§ Task
Give back the full material, exactly as it reads.

§ Material
»»

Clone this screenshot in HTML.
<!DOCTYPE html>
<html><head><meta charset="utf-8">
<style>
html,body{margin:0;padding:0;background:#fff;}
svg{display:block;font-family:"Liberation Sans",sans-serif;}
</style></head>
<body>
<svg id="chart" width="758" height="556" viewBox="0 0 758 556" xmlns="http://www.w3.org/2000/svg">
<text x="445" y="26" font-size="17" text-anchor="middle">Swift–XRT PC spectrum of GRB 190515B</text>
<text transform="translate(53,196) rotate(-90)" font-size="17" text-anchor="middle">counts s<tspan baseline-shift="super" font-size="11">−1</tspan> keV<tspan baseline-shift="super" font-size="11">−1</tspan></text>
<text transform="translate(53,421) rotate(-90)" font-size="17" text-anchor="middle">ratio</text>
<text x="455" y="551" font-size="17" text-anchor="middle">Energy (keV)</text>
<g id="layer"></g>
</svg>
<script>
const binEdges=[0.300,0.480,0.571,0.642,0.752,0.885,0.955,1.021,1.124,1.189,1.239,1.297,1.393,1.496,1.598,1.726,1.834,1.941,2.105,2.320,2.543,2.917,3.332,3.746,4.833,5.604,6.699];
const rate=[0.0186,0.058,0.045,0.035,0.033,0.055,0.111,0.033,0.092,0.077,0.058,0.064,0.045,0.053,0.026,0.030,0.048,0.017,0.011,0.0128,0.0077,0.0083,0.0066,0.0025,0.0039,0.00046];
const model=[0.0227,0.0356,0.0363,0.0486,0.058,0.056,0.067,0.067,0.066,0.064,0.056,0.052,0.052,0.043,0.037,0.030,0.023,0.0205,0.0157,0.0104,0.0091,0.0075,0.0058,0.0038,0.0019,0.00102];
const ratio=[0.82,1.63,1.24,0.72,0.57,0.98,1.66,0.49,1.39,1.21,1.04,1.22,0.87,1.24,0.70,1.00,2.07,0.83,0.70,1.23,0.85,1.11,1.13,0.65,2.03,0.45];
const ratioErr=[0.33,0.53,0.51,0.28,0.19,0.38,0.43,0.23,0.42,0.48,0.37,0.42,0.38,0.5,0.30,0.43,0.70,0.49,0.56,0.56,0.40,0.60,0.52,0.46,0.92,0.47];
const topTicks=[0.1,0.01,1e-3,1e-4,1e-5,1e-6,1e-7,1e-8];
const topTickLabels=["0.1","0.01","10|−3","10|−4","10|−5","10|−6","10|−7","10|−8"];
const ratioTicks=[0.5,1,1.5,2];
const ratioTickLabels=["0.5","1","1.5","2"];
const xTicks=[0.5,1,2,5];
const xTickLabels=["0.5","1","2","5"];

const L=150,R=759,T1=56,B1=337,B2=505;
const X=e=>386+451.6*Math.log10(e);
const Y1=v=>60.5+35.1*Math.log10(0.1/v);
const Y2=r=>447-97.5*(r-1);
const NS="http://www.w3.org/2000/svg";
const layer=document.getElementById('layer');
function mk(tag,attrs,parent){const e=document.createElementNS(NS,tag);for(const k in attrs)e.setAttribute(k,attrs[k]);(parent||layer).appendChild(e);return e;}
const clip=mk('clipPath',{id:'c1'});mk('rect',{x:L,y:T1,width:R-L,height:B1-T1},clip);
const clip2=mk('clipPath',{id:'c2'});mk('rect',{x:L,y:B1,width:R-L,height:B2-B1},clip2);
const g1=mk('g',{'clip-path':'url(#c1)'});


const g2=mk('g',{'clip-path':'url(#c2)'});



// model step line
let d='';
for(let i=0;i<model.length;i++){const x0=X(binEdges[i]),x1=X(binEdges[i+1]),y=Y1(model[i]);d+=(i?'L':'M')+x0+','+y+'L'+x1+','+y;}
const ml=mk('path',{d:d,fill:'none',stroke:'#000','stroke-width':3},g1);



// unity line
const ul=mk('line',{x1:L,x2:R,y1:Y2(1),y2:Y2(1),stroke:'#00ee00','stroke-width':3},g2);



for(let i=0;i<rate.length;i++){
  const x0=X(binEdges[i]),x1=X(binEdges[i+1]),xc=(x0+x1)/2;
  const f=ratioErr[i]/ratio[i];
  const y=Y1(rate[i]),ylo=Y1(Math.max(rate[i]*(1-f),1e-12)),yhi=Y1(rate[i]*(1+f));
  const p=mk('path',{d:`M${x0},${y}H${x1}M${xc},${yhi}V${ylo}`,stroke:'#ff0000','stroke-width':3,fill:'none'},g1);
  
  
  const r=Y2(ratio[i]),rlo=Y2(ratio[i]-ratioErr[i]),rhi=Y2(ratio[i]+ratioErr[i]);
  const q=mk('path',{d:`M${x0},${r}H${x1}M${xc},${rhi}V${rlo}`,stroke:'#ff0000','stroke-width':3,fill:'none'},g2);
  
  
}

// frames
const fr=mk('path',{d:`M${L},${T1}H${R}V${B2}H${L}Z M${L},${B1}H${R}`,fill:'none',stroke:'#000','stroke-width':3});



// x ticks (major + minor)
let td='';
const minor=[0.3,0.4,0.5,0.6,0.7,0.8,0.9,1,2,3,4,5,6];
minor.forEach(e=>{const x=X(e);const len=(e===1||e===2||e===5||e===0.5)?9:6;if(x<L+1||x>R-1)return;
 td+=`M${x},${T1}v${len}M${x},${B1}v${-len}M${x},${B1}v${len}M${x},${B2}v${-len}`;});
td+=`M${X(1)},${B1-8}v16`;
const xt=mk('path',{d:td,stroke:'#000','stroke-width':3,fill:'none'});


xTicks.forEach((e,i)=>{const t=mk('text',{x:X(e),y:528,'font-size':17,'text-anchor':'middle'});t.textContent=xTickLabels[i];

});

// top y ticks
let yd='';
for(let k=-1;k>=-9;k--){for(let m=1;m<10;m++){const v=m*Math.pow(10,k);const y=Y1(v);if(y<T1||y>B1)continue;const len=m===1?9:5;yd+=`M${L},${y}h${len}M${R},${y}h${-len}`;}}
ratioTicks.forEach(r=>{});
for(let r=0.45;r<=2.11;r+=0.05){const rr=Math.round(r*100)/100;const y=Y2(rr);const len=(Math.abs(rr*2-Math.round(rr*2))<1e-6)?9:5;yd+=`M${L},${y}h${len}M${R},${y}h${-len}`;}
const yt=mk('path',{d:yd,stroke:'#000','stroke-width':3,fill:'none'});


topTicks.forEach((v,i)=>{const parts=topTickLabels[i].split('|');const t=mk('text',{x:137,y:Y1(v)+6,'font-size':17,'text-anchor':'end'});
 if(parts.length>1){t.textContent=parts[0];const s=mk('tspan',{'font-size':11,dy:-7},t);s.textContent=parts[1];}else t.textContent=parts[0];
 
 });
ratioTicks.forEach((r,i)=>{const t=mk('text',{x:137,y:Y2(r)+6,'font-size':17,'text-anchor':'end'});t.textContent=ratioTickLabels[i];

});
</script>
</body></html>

««

§ Final result
Clone this screenshot in HTML.
<!DOCTYPE html>
<html><head><meta charset="utf-8">
<style>
html,body{margin:0;padding:0;background:#fff;}
svg{display:block;font-family:"Liberation Sans",sans-serif;}
</style></head>
<body>
<svg id="chart" width="758" height="556" viewBox="0 0 758 556" xmlns="http://www.w3.org/2000/svg">
<text x="445" y="26" font-size="17" text-anchor="middle">Swift–XRT PC spectrum of GRB 190515B</text>
<text transform="translate(53,196) rotate(-90)" font-size="17" text-anchor="middle">counts s<tspan baseline-shift="super" font-size="11">−1</tspan> keV<tspan baseline-shift="super" font-size="11">−1</tspan></text>
<text transform="translate(53,421) rotate(-90)" font-size="17" text-anchor="middle">ratio</text>
<text x="455" y="551" font-size="17" text-anchor="middle">Energy (keV)</text>
<g id="layer"></g>
</svg>
<script>
const binEdges=[0.300,0.480,0.571,0.642,0.752,0.885,0.955,1.021,1.124,1.189,1.239,1.297,1.393,1.496,1.598,1.726,1.834,1.941,2.105,2.320,2.543,2.917,3.332,3.746,4.833,5.604,6.699];
const rate=[0.0186,0.058,0.045,0.035,0.033,0.055,0.111,0.033,0.092,0.077,0.058,0.064,0.045,0.053,0.026,0.030,0.048,0.017,0.011,0.0128,0.0077,0.0083,0.0066,0.0025,0.0039,0.00046];
const model=[0.0227,0.0356,0.0363,0.0486,0.058,0.056,0.067,0.067,0.066,0.064,0.056,0.052,0.052,0.043,0.037,0.030,0.023,0.0205,0.0157,0.0104,0.0091,0.0075,0.0058,0.0038,0.0019,0.00102];
const ratio=[0.82,1.63,1.24,0.72,0.57,0.98,1.66,0.49,1.39,1.21,1.04,1.22,0.87,1.24,0.70,1.00,2.07,0.83,0.70,1.23,0.85,1.11,1.13,0.65,2.03,0.45];
const ratioErr=[0.33,0.53,0.51,0.28,0.19,0.38,0.43,0.23,0.42,0.48,0.37,0.42,0.38,0.5,0.30,0.43,0.70,0.49,0.56,0.56,0.40,0.60,0.52,0.46,0.92,0.47];
const topTicks=[0.1,0.01,1e-3,1e-4,1e-5,1e-6,1e-7,1e-8];
const topTickLabels=["0.1","0.01","10|−3","10|−4","10|−5","10|−6","10|−7","10|−8"];
const ratioTicks=[0.5,1,1.5,2];
const ratioTickLabels=["0.5","1","1.5","2"];
const xTicks=[0.5,1,2,5];
const xTickLabels=["0.5","1","2","5"];

const L=150,R=759,T1=56,B1=337,B2=505;
const X=e=>386+451.6*Math.log10(e);
const Y1=v=>60.5+35.1*Math.log10(0.1/v);
const Y2=r=>447-97.5*(r-1);
const NS="http://www.w3.org/2000/svg";
const layer=document.getElementById('layer');
function mk(tag,attrs,parent){const e=document.createElementNS(NS,tag);for(const k in attrs)e.setAttribute(k,attrs[k]);(parent||layer).appendChild(e);return e;}
const clip=mk('clipPath',{id:'c1'});mk('rect',{x:L,y:T1,width:R-L,height:B1-T1},clip);
const clip2=mk('clipPath',{id:'c2'});mk('rect',{x:L,y:B1,width:R-L,height:B2-B1},clip2);
const g1=mk('g',{'clip-path':'url(#c1)'});


const g2=mk('g',{'clip-path':'url(#c2)'});



// model step line
let d='';
for(let i=0;i<model.length;i++){const x0=X(binEdges[i]),x1=X(binEdges[i+1]),y=Y1(model[i]);d+=(i?'L':'M')+x0+','+y+'L'+x1+','+y;}
const ml=mk('path',{d:d,fill:'none',stroke:'#000','stroke-width':3},g1);



// unity line
const ul=mk('line',{x1:L,x2:R,y1:Y2(1),y2:Y2(1),stroke:'#00ee00','stroke-width':3},g2);



for(let i=0;i<rate.length;i++){
  const x0=X(binEdges[i]),x1=X(binEdges[i+1]),xc=(x0+x1)/2;
  const f=ratioErr[i]/ratio[i];
  const y=Y1(rate[i]),ylo=Y1(Math.max(rate[i]*(1-f),1e-12)),yhi=Y1(rate[i]*(1+f));
  const p=mk('path',{d:`M${x0},${y}H${x1}M${xc},${yhi}V${ylo}`,stroke:'#ff0000','stroke-width':3,fill:'none'},g1);
  
  
  const r=Y2(ratio[i]),rlo=Y2(ratio[i]-ratioErr[i]),rhi=Y2(ratio[i]+ratioErr[i]);
  const q=mk('path',{d:`M${x0},${r}H${x1}M${xc},${rhi}V${rlo}`,stroke:'#ff0000','stroke-width':3,fill:'none'},g2);
  
  
}

// frames
const fr=mk('path',{d:`M${L},${T1}H${R}V${B2}H${L}Z M${L},${B1}H${R}`,fill:'none',stroke:'#000','stroke-width':3});



// x ticks (major + minor)
let td='';
const minor=[0.3,0.4,0.5,0.6,0.7,0.8,0.9,1,2,3,4,5,6];
minor.forEach(e=>{const x=X(e);const len=(e===1||e===2||e===5||e===0.5)?9:6;if(x<L+1||x>R-1)return;
 td+=`M${x},${T1}v${len}M${x},${B1}v${-len}M${x},${B1}v${len}M${x},${B2}v${-len}`;});
td+=`M${X(1)},${B1-8}v16`;
const xt=mk('path',{d:td,stroke:'#000','stroke-width':3,fill:'none'});


xTicks.forEach((e,i)=>{const t=mk('text',{x:X(e),y:528,'font-size':17,'text-anchor':'middle'});t.textContent=xTickLabels[i];

});

// top y ticks
let yd='';
for(let k=-1;k>=-9;k--){for(let m=1;m<10;m++){const v=m*Math.pow(10,k);const y=Y1(v);if(y<T1||y>B1)continue;const len=m===1?9:5;yd+=`M${L},${y}h${len}M${R},${y}h${-len}`;}}
ratioTicks.forEach(r=>{});
for(let r=0.45;r<=2.11;r+=0.05){const rr=Math.round(r*100)/100;const y=Y2(rr);const len=(Math.abs(rr*2-Math.round(rr*2))<1e-6)?9:5;yd+=`M${L},${y}h${len}M${R},${y}h${-len}`;}
const yt=mk('path',{d:yd,stroke:'#000','stroke-width':3,fill:'none'});


topTicks.forEach((v,i)=>{const parts=topTickLabels[i].split('|');const t=mk('text',{x:137,y:Y1(v)+6,'font-size':17,'text-anchor':'end'});
 if(parts.length>1){t.textContent=parts[0];const s=mk('tspan',{'font-size':11,dy:-7},t);s.textContent=parts[1];}else t.textContent=parts[0];
 
 });
ratioTicks.forEach((r,i)=>{const t=mk('text',{x:137,y:Y2(r)+6,'font-size':17,'text-anchor':'end'});t.textContent=ratioTickLabels[i];

});
</script>
</body></html>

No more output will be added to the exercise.